The Anti-Food Truck Bandwagon Is Getting Kind of Full
It's been quite a month for food-truck haters!
Last week, some Park Slope business owners got their noses out of joint over the presence of mobile vendors in their rarefied climes, contending it was "beyond ignorant" for the community to support such non-rent-paying heathens.
And then yesterday, some disgruntled residents of the Upper West Side added their collective lament to the chorus, claiming that the trucks are parking hogs that spew pollutants from their tailpipes and steal business from neighborhood stores. One Gladys Bourdain told DNAinfo that the trucks make "the street look horrible," and that "if this is the standard we're going to live by, we might as well give up and live in a slum." Might as well!
But the thing is, this is nothing new. Last year this time, The Daily Beast produced a listicle entitled "6 Food Trends That Should Disappear," and ranked food trucks as no. 1. Why? Because "as they proliferate cities like New York, Los Angeles, Miami, and Austin, one has to wonder if it's too much." It seems our fair city was "under siege with these rolling kitchenettes"! And "every day" -- every day! -- new trucks were launching "with more fanfare, high-end concepts, and celebrity chefs"!
The Beast didn't think trucks were all bad, mind you.

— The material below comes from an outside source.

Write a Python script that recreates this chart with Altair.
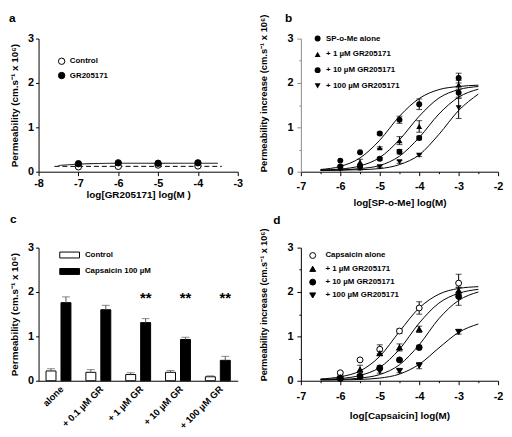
import altair as alt
import pandas as pd

FONT = "Liberation Sans"

# ---------------- panel a ----------------
a_conc = [-7, -6, -5, -4]
a_series = ["Control", "GR205171"]
a_control = [0.11, 0.12, 0.15, 0.13]
a_gr = [0.18, 0.20, 0.19, 0.20]
a_fit_gr_x = [-7.5, -7.0, -6.5, -6.0, -3.5]
a_fit_gr_y = [0.14, 0.17, 0.185, 0.19, 0.19]
a_fit_ctrl_x = [-7.6, -3.4]
a_fit_ctrl_y = [0.12, 0.12]
a_ticks = [-8, -7, -6, -5, -4, -3]

# ---------------- panel b ----------------
b_conc = [-6, -5.5, -5, -4.5, -4, -3]
b_series = ["SP-o-Me alone", "+ 1 µM GR205171", "+ 10 µM GR205171", "+ 100 µM GR205171"]
b_alone = [0.25, 0.44, 0.86, 1.17, 1.52, 2.11]
b_gr1 = [0.09, 0.22, 0.54, 0.70, 1.02, 1.96]
b_gr10 = [0.12, 0.13, 0.29, 0.45, 0.76, 1.78]
b_gr100 = [0.05, 0.07, 0.11, 0.22, 0.37, 1.44]
b_alone_err = [0.0, 0.0, 0.03, 0.08, 0.12, 0.11]
b_gr1_err = [0.0, 0.06, 0.02, 0.09, 0.13, 0.10]
b_gr10_err = [0.03, 0.03, 0.03, 0.05, 0.04, 0.13]
b_gr100_err = [0.0, 0.03, 0.02, 0.03, 0.03, 0.24]
fit_x = [-6.5, -6, -5.5, -5, -4.5, -4, -3.5, -3, -2.5]
b_fit_alone = [0.05, 0.12, 0.31, 0.71, 1.25, 1.65, 1.85, 1.92, 1.95]
b_fit_gr1 = [0.04, 0.06, 0.13, 0.32, 0.72, 1.25, 1.66, 1.85, 1.92]
b_fit_gr10 = [0.03, 0.04, 0.07, 0.14, 0.35, 0.77, 1.30, 1.68, 1.86]
b_fit_gr100 = [0.03, 0.035, 0.045, 0.07, 0.16, 0.38, 0.84, 1.38, 1.75]
b_shapes = ["circle", "triangle-up", "circle", "triangle-down"]

# ---------------- panel c ----------------
c_groups = ["alone", "+ 0.1 µM GR", "+ 1 µM GR", "+ 10 µM GR", "+ 100 µM GR"]
c_series = ["Control", "Capsaicin 100 µM"]
c_control = [0.22, 0.19, 0.14, 0.19, 0.09]
c_control_err = [0.05, 0.06, 0.04, 0.04, 0.02]
c_caps = [1.76, 1.60, 1.31, 0.93, 0.46]
c_caps_err = [0.13, 0.10, 0.09, 0.05, 0.09]
c_stars = ["", "", "**", "**", "**"]

# ---------------- panel d ----------------
d_conc = [-6, -5.5, -5, -4.5, -4, -3]
d_series = ["Capsaicin alone", "+ 1 µM GR205171", "+ 10 µM GR205171", "+ 100 µM GR205171"]
d_alone = [0.18, 0.47, 0.71, 1.12, 1.64, 2.20]
d_gr1 = [0.08, 0.25, 0.62, 0.75, 1.16, 2.03]
d_gr10 = [0.05, 0.10, 0.29, 0.47, 0.75, 1.90]
d_gr100 = [0.04, 0.08, 0.22, 0.22, 0.34, 1.10]
d_alone_err = [0.03, 0.03, 0.10, 0.05, 0.14, 0.20]
d_gr1_err = [0.04, 0.10, 0.05, 0.08, 0.07, 0.08]
d_gr10_err = [0.02, 0.03, 0.05, 0.02, 0.05, 0.20]
d_gr100_err = [0.02, 0.03, 0.05, 0.04, 0.07, 0.05]
d_fit_alone = [0.04, 0.09, 0.22, 0.55, 1.11, 1.64, 1.95, 2.08, 2.12]
d_fit_gr1 = [0.03, 0.05, 0.12, 0.30, 0.71, 1.30, 1.75, 1.97, 2.06]
d_fit_gr10 = [0.02, 0.03, 0.06, 0.14, 0.36, 0.81, 1.40, 1.81, 2.00]
d_fit_gr100 = [0.02, 0.02, 0.03, 0.06, 0.15, 0.37, 0.74, 1.09, 1.28]
d_shapes = ["circle", "triangle-up", "circle", "triangle-down"]
d_fills = ["white", "black", "black", "black"]

panel_letters = ["a", "b", "c", "d"]

half_ticks = [-7, -6.5, -6, -5.5, -5, -4.5, -4, -3.5, -3, -2.5, -2]
y_major = [0, 1, 2, 3]
y_minor = [0, 0.5, 1, 1.5, 2, 2.5, 3]

YTITLE = "Permeability (cm.s\u207b\u00b9 x 10\u2076)"
YTITLE_INC = "Permeability increase (cm.s\u207b\u00b9 x 10\u2076)"


def points_frame(conc, names, means, errs):
    rows = []
    for name, m, e in zip(names, means, errs):
        for x, y, err in zip(conc, m, e):
            rows.append(dict(x=x, y=y, err=err, lo=y - err, hi=y + err, s=name))
    return pd.DataFrame(rows)


def fit_frame(xs, names, curves):
    rows = []
    for name, c in zip(names, curves):
        for x, y in zip(xs, c):
            rows.append(dict(x=x, y=y, f=name))
    return pd.DataFrame(rows)


def caps_frame(df):
    d = df[df.err > 0]
    return pd.concat([d.assign(c=d.lo), d.assign(c=d.hi)], ignore_index=True)


def axis(title, values, label_pad=2, title_pad=4, title_size=10, anchor=None,
         color="black", major=4, minor=2):
    kw = dict(title=title, values=values,
              labelExpr="datum.value % 1 == 0 ? '' + datum.value : ''",
              tickSize={"condition": {"test": "datum.value % 1 != 0", "value": minor}, "value": major},
              labelPadding=label_pad, titlePadding=title_pad, titleFontSize=title_size,
              domainColor=color, tickColor=color)
    if anchor:
        kw["titleAnchor"] = anchor
    return alt.Axis(**kw)


def legend(x, y, row_pad, label_off, size=36, **kw):
    return alt.Legend(orient="none", legendX=x, legendY=y, title=None, padding=0,
                      labelFont=FONT, labelFontSize=8, labelFontWeight="bold", labelColor="black",
                      rowPadding=row_pad, labelOffset=label_off, symbolSize=size,
                      symbolStrokeColor="black", symbolStrokeWidth=1, **kw)


def letter(ch, dx, dy):
    # panel label, placed relative to the panel's plot area
    return alt.Chart(pd.DataFrame({"t": [ch]})).mark_text(
        font=FONT, fontSize=12, fontWeight="bold", align="left", baseline="alphabetic", color="black"
    ).encode(x=alt.value(dx), y=alt.value(dy), text="t:N")


yscale = alt.Scale(domain=[0, 3], nice=False, zero=True)

# ================= panel a =================
a_pts = pd.DataFrame({"x": a_conc * 2, "y": a_control + a_gr,
                      "s": [a_series[0]] * 4 + [a_series[1]] * 4})
a_fit = pd.concat([
    pd.DataFrame({"x": a_fit_gr_x, "y": a_fit_gr_y, "f": "fit " + a_series[1]}),
    pd.DataFrame({"x": a_fit_ctrl_x, "y": a_fit_ctrl_y, "f": "fit " + a_series[0]}),
], ignore_index=True)
xa = alt.X("x:Q", scale=alt.Scale(domain=[-8, -3], nice=False, zero=False),
           axis=axis("log[GR205171] log(M )", a_ticks, label_pad=2, title_pad=1))
ya = alt.Y("y:Q", scale=yscale, axis=axis(YTITLE, y_major, label_pad=2, title_pad=8, major=3))

a_lines = alt.Chart(a_fit).mark_line(color="black", strokeWidth=1, interpolate="monotone").encode(
    x=xa, y=ya,
    strokeDash=alt.StrokeDash("f:N", scale=alt.Scale(domain=["fit " + a_series[0], "fit " + a_series[1]],
                                                     range=[[5, 3], [1, 0]]), legend=None),
)
a_points = alt.Chart(a_pts).mark_point(shape="circle", filled=False, color="black", size=42,
                                       strokeWidth=1, opacity=1).encode(
    x=xa, y=ya,
    fill=alt.Fill("s:N", scale=alt.Scale(domain=a_series, range=["white", "black"]),
                  legend=legend(19.4, 19, 2.5, 4.3, size=42, symbolType="circle")),
)
panel_a = alt.layer(a_lines, a_points, letter(panel_letters[0], -30, -17)).properties(width=202, height=135)

# ================= panel b =================
b_pts = points_frame(b_conc, b_series, [b_alone, b_gr1, b_gr10, b_gr100],
                     [b_alone_err, b_gr1_err, b_gr10_err, b_gr100_err])
b_fit = fit_frame(fit_x, b_series, [b_fit_alone, b_fit_gr1, b_fit_gr10, b_fit_gr100])
xb = alt.X("x:Q", scale=alt.Scale(domain=[-7, -2], nice=False, zero=False),
           axis=axis("log[SP-o-Me] log(M)", half_ticks, label_pad=5, title_pad=6))
yb_axis = axis(YTITLE_INC, y_minor, label_pad=4, title_pad=19, title_size=9.5, anchor="start",
               color="#8a8a8a", major=4, minor=2)
yb = alt.Y("y:Q", scale=yscale, axis=yb_axis)

b_curves = alt.Chart(b_fit).mark_line(color="black", strokeWidth=1, interpolate="monotone").encode(
    x=xb, y=yb, detail="f:N")
b_rules = alt.Chart(b_pts[b_pts.err > 0]).mark_rule(color="black", strokeWidth=1).encode(
    x=xb, y=alt.Y("lo:Q", scale=yscale, axis=yb_axis), y2="hi:Q")
b_caps = alt.Chart(caps_frame(b_pts)).mark_tick(orient="horizontal", color="black", size=6, thickness=1).encode(
    x=xb, y=alt.Y("c:Q", scale=yscale, axis=yb_axis))
b_points = alt.Chart(b_pts).mark_point(filled=True, color="black", size=36, opacity=1).encode(
    x=xb, y=yb,
    shape=alt.Shape("s:N", scale=alt.Scale(domain=b_series, range=b_shapes),
                    legend=legend(13, -4, 6.0, 4.6, symbolFillColor="black")),
)
panel_b = alt.layer(b_curves, b_rules, b_caps, b_points,
                    letter(panel_letters[1], -16, -16.5)).properties(width=200, height=135)

# ================= panel c =================
c_df = pd.DataFrame({
    "g": c_groups * 2,
    "t": [c_series[0]] * 5 + [c_series[1]] * 5,
    "v": c_control + c_caps,
    "e": c_control_err + c_caps_err,
})
c_df["hi"] = c_df.v + c_df.e
c_star_df = pd.DataFrame({"g": c_groups, "t": c_series[1], "star": c_stars})

xc = alt.X("g:N", sort=c_groups,
           scale=alt.Scale(paddingInner=0.375, paddingOuter=0.1875),
           axis=alt.Axis(title=None, labelAngle=-45, labelAlign="right", labelBaseline="top",
                         ticks=False, labelPadding=3, labelFontSize=9.5, domainColor="black"))
xoc = alt.XOffset("t:N", sort=c_series, scale=alt.Scale(paddingInner=1 / 3, paddingOuter=0))
yc_axis = axis(YTITLE, y_major, label_pad=2, title_pad=8, major=3)
yc = alt.Y("v:Q", scale=yscale, axis=yc_axis)

c_bars = alt.Chart(c_df).mark_bar(stroke="black", strokeWidth=1).encode(
    x=xc, xOffset=xoc, y=yc,
    fill=alt.Fill("t:N", scale=alt.Scale(domain=c_series, range=["white", "black"]),
                  legend=legend(27, 3, 5.7, 11, size=64, symbolType="M-2.5,-0.75H2.5V0.75H-2.5Z")),
)
c_err = alt.Chart(c_df).mark_rule(color="#555555", strokeWidth=1).encode(
    x=xc, xOffset=xoc, y=alt.Y("v:Q", scale=yscale, axis=yc_axis), y2="hi:Q")
c_cap = alt.Chart(c_df).mark_tick(orient="horizontal", color="#555555", size=8, thickness=1).encode(
    x=xc, xOffset=xoc, y=alt.Y("hi:Q", scale=yscale, axis=yc_axis))
c_text = alt.Chart(c_star_df).mark_text(font=FONT, fontSize=15, fontWeight="bold", baseline="middle",
                                        dy=4, color="black").encode(
    x=xc, xOffset=xoc, y=alt.Y(datum=1.96, scale=yscale, axis=yc_axis), text="star:N")
panel_c = alt.layer(c_bars, c_err, c_cap, c_text,
                    letter(panel_letters[2], -29, -25)).properties(width=202, height=135)

# ================= panel d =================
d_pts = points_frame(d_conc, d_series, [d_alone, d_gr1, d_gr10, d_gr100],
                     [d_alone_err, d_gr1_err, d_gr10_err, d_gr100_err])
d_fit = fit_frame(fit_x, d_series, [d_fit_alone, d_fit_gr1, d_fit_gr10, d_fit_gr100])
xd = alt.X("x:Q", scale=alt.Scale(domain=[-7, -2], nice=False, zero=False),
           axis=axis("log[Capsaicin] log(M)", half_ticks, label_pad=6, title_pad=9))
yd_axis = axis(YTITLE_INC, y_minor, label_pad=4, title_pad=19, title_size=9.2, anchor="start")
yd = alt.Y("y:Q", scale=yscale, axis=yd_axis)

d_leg = legend(8, 4, 3.5, 8.9)
d_curves = alt.Chart(d_fit).mark_line(color="black", strokeWidth=1, interpolate="monotone").encode(
    x=xd, y=yd, detail="f:N")
d_rules = alt.Chart(d_pts[d_pts.err > 0]).mark_rule(color="black", strokeWidth=1).encode(
    x=xd, y=alt.Y("lo:Q", scale=yscale, axis=yd_axis), y2="hi:Q")
d_caps = alt.Chart(caps_frame(d_pts)).mark_tick(orient="horizontal", color="black", size=6, thickness=1).encode(
    x=xd, y=alt.Y("c:Q", scale=yscale, axis=yd_axis))
d_points = alt.Chart(d_pts).mark_point(filled=False, size=36, strokeWidth=1, opacity=1).encode(
    x=xd, y=yd,
    shape=alt.Shape("s:N", scale=alt.Scale(domain=d_series, range=d_shapes), legend=d_leg),
    fill=alt.Fill("s:N", scale=alt.Scale(domain=d_series, range=d_fills), legend=d_leg),
    stroke=alt.Stroke("s:N", scale=alt.Scale(domain=d_series, range=["black"] * 4), legend=d_leg),
)
panel_d = alt.layer(d_curves, d_rules, d_caps, d_points,
                    letter(panel_letters[3], -28, -24)).properties(width=200, height=135)

chart = alt.concat(panel_a, panel_b, panel_c, panel_d, columns=2,
                   spacing={"row": 77, "column": 64}).resolve_scale(
    x="independent", y="independent", shape="independent", fill="independent",
    stroke="independent", strokeDash="independent", xOffset="independent",
).properties(bounds="flush", padding=0).configure_view(
    stroke="transparent").configure_axis(
    grid=False, labelFont=FONT, titleFont=FONT, labelFontWeight="bold", titleFontWeight="bold",
    labelFontSize=11, titleFontSize=10, labelColor="black", titleColor="black",
    domainColor="black", tickColor="black", labelFlush=False, labelOverlap=False,
).configure_legend(labelFont=FONT)

chart.save("out.html", embed_options={"renderer": "svg", "actions": False})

Rickshaw Dumpling qualified as "innovative." But on the other hand, the Big Gay Ice Cream Truck was "gimmicky."
The Beast also took the opportunity to bravely proclaim that cupcakes, truffle oil, and sliders were trends that needed to die (and actually still qualified as trends in the first place). And the list was written by somebody who lives in Miami Beach, so the characterization of Rickshaw's dumplings as "innovative" is inherently suspect. We imagine this writer wouldn't be able to recognize a good dumpling if it danced in front of her wearing only nipple rings and a suggestive grin, just as we also imagine that hating food trucks will soon be as fashionable as hating Edison lamps or bartenders with arm garters.
But take heart, ambulatory vendors -- there's always England.